■ **Task**
Reproduce, word for word, the span of lines starting at the line holding "Rebuild this chart" and ending at the line holding "const yTicks = [20, 30, 40, 50, 60, 70, 80];". Omit every picture.

§ §

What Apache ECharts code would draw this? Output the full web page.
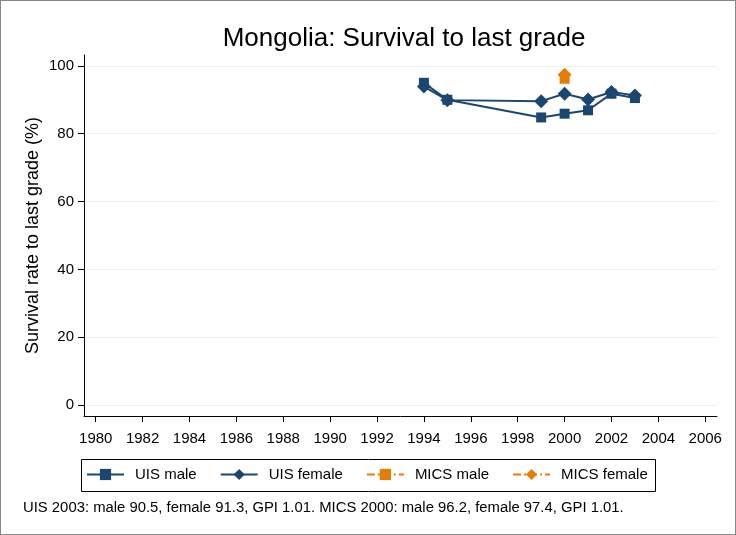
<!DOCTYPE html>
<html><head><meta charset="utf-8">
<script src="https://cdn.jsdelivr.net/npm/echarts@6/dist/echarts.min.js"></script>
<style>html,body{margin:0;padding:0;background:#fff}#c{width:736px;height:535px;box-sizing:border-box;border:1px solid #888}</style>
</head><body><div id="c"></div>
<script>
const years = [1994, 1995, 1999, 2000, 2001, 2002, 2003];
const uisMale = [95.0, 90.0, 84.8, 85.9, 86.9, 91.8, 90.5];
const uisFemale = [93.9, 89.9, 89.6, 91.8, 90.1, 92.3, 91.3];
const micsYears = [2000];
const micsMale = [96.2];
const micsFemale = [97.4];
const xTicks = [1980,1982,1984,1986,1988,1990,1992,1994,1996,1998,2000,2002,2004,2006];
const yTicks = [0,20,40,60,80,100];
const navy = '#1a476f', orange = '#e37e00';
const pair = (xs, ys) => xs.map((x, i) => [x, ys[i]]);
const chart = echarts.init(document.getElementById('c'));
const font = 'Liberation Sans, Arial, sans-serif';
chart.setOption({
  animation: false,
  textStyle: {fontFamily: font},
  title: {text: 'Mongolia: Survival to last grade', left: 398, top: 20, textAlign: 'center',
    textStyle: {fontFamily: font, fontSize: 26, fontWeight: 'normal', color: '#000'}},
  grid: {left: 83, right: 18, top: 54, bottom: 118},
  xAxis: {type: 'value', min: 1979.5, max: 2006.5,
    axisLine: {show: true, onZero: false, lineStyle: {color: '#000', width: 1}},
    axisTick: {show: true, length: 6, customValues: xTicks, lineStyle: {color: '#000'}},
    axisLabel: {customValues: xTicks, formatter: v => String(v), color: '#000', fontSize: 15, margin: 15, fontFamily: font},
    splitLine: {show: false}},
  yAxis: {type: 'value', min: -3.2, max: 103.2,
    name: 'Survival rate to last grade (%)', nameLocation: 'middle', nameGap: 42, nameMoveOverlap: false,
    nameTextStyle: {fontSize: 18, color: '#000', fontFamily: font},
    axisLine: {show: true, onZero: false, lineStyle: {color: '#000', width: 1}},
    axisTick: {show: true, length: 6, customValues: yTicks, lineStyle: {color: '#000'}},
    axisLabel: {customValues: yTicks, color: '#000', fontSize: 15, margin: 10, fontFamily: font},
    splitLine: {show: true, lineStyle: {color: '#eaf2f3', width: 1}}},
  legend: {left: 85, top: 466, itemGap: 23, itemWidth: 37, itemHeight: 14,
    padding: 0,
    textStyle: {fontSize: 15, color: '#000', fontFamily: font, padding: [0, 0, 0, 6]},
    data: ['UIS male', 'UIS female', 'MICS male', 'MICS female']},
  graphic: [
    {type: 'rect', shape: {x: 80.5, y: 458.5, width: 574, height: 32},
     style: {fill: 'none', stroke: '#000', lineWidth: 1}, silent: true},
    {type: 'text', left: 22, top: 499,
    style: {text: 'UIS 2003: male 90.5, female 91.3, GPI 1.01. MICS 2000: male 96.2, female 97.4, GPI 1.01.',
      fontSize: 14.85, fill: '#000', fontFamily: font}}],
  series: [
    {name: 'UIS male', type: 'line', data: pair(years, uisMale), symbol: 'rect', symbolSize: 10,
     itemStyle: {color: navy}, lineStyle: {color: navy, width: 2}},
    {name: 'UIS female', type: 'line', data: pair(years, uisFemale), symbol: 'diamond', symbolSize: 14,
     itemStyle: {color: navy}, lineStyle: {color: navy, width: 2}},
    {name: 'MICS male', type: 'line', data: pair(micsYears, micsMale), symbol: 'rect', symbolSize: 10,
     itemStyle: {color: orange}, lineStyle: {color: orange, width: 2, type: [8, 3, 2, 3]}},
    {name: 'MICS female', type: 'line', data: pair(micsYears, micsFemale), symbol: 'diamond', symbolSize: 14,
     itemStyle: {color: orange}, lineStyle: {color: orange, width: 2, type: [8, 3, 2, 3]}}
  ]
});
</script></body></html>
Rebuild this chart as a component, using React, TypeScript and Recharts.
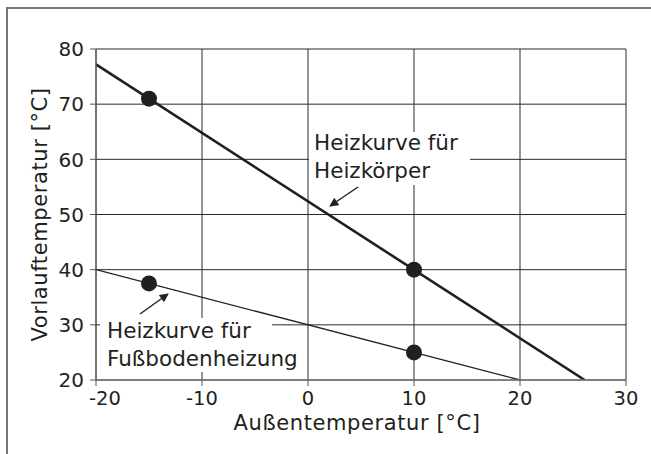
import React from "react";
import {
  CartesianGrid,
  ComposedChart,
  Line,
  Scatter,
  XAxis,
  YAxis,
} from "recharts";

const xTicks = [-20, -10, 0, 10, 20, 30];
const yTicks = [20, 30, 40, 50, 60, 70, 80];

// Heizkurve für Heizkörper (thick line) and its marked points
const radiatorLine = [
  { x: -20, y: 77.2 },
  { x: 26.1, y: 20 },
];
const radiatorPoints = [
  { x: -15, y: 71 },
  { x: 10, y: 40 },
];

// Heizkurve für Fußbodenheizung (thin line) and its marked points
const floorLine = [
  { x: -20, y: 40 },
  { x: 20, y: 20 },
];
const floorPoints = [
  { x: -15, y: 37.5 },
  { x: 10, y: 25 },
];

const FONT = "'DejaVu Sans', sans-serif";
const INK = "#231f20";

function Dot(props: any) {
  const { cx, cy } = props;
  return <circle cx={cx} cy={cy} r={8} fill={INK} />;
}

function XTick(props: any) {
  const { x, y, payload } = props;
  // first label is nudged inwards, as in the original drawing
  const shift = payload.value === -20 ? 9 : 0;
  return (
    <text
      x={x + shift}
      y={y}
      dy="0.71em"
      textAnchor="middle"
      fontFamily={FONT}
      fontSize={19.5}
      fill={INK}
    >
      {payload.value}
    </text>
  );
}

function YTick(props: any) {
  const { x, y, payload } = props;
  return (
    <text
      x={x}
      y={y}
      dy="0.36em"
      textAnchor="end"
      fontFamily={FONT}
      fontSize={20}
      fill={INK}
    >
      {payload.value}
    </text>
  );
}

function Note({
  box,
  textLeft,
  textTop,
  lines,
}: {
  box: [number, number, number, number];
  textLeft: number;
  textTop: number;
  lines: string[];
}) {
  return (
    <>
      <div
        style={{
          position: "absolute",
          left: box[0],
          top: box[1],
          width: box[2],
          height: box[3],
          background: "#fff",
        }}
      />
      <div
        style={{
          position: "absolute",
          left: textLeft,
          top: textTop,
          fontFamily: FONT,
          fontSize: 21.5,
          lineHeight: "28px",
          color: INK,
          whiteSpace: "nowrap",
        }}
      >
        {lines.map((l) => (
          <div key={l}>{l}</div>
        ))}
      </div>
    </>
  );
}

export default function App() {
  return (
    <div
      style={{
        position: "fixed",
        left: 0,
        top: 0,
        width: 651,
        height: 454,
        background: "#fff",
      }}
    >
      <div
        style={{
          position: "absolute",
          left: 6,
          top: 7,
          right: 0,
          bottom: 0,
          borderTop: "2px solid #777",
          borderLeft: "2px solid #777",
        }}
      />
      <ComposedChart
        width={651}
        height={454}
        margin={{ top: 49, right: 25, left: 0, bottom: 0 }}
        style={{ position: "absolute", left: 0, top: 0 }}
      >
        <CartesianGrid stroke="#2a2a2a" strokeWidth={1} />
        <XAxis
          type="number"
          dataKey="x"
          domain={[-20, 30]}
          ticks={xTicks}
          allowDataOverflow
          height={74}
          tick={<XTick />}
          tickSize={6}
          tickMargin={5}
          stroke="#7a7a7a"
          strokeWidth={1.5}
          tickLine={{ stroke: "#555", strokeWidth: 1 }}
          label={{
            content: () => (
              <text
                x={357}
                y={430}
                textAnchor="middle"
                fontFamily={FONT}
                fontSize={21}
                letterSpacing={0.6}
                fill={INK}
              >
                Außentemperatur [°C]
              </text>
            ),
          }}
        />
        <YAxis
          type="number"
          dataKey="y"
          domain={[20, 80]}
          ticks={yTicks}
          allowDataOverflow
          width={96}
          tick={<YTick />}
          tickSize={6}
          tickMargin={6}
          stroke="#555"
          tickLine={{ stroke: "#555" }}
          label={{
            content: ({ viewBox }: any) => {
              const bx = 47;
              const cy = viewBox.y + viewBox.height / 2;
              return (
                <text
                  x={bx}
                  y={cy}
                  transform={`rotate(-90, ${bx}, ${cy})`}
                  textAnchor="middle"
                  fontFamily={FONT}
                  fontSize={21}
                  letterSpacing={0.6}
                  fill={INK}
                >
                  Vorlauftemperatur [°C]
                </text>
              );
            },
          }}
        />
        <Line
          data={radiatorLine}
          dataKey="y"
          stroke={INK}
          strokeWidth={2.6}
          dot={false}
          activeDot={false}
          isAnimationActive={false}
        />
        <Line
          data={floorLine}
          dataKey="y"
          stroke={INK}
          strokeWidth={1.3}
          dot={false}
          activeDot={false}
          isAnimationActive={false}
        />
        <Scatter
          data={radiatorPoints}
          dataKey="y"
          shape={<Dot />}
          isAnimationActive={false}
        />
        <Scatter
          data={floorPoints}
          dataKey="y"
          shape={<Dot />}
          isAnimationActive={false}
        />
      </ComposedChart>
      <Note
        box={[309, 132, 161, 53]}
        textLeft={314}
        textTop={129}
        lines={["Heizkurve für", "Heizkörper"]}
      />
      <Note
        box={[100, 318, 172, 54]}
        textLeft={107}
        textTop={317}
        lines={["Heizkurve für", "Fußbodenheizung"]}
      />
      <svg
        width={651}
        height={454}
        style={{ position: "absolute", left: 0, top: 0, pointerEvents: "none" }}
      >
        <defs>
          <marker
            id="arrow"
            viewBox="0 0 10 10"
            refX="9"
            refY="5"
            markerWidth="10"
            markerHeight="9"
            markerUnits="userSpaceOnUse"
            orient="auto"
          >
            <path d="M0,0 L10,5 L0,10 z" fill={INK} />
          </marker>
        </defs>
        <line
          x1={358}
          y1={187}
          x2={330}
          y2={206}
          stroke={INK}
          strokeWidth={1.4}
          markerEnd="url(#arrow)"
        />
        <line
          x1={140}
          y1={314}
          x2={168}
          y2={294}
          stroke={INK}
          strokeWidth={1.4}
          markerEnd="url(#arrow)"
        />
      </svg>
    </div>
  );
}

§ §

■ **Answer to this task**
Rebuild this chart as a component, using React, TypeScript and Recharts.
import React from "react";
import {
  CartesianGrid,
  ComposedChart,
  Line,
  Scatter,
  XAxis,
  YAxis,
} from "recharts";

const xTicks = [-20, -10, 0, 10, 20, 30];
const yTicks = [20, 30, 40, 50, 60, 70, 80];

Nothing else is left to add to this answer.